Algumas operações ainda possuem parte daquelas características, mas são cada vez mais raras. Saudosistas, como meu, se perguntam se tudo aquilo voltará com a atual crise no segmento full container e a surpreendente busca por navios break bulk outra vez. E até torcem por isso.
Mas, embora saudosista, eu não creio que volte como era antes. E não torço por isso. Os tempos mudaram. A tecnologia mudou. A realidade não é mais a mesma, e não faz sentido já nesse primeiro quarto de século XXI, como toda a demanda por bens de consumo e produção, querermos retroceder em agilidade, custos e eficiência.

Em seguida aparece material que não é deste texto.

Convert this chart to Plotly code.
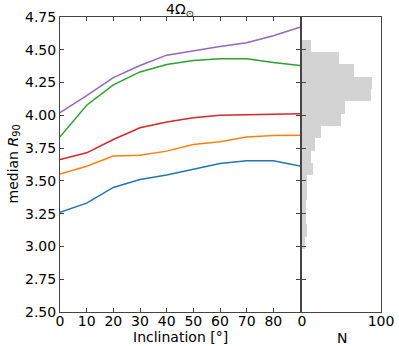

Cabe, porém, uma reflexão sobre o futuro. Ficou provado que o sistema é frágil, e que basta uma crise grave como a Covid-19, ou um encalhe em uma rota tão vital como Suez, para que surjam gargalos que impactam em toda a cadeia logística. Cabe aos departamentos de planejamento simular situações semelhantes para evitar que, caso surja uma nova crise global como a que vivemos, não sejam pegos de caças curtas.
No mais, fica para os fósseis (estou quase virando um) só a saudade e o aprendizado de um tempo em que os fundamentos de Shipping eram praticados com mais pureza. Experiência de vida e aprendizado que hoje me permitem compartilhar do pouco com os que buscam entender como funciona o mercado de carga geral/break bulk.